Updated July 9, 2026 5 min read

Retiring partway through the year means the tax return for that year has to account for two different chapters of income at once.

The short answer

A return covering the year someone retires combines wage income earned before retirement with whatever retirement income started afterward, such as a pension, retirement account withdrawals, or Social Security benefits. Because each of these income types is often taxed and withheld differently, the combination can require closer attention than a return covering a full year of a single, steady income source.

Two income streams, one return

There’s no separate filing process for the “working half” and the “retired half” of a transition year — everything lands on one return covering the full calendar year. Wages from before retirement get reported the same way they always have, while new income sources introduced at retirement, whether that’s a pension or 401(k) withdrawals, each come with their own reporting rules and their own tax treatment, which can differ meaningfully from how a regular paycheck was taxed.

Withholding rarely matches automatically

A paycheck’s withholding is calculated assuming that pace of income continues all year, and pension or retirement account withholding is calculated separately, often based on a flat percentage or a fresh set of elections rather than anything tied to the earlier paycheck. Because neither system knows about the other, the combined withholding for a transition year can end up too high, too low, or just uneven relative to actual total income. Reviewing and adjusting withholding once the shift to retirement income is underway can help align what’s being withheld with what the full year’s return is likely to show.

Understanding what each income source contributes

Not every retirement income source is taxed the same way. Some withdrawals may be fully taxable, others only partly, depending on how the underlying account was funded, and Social Security benefits have their own separate rules for how much of the benefit counts as taxable income.

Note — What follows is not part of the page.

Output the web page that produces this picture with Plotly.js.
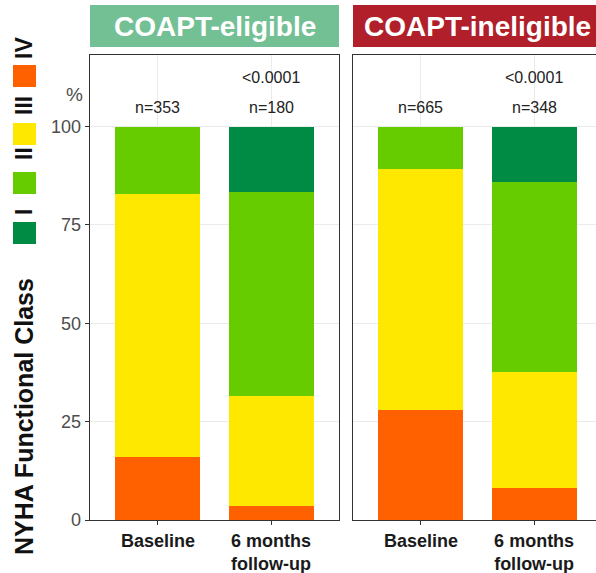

Getting familiar with how Social Security retirement income works alongside other retirement income sources helps clarify why a transition-year return can look different from either a full working year or a full retired year.

Reviewing the picture as the mix settles

Because a mid-year retirement often means lower total income for that particular year compared to a full year at a prior salary, it’s worth understanding how marginal and effective tax rates differ — a transition year can land in a different bracket on paper even though it feels similar day to day to the working years before it or the retired years after it. This is one of those situations where the return for the transition year genuinely looks different from the years on either side of it, and that’s expected rather than a sign something went wrong.

A practical habit

Treating the year of retirement as its own distinct case, rather than assuming it will look like either the working years before it or the retirement years after it, makes the transition easier to plan around. Reviewing withholding and income sources partway through that year, rather than waiting until filing season, gives more room to catch a mismatch before it becomes a surprise.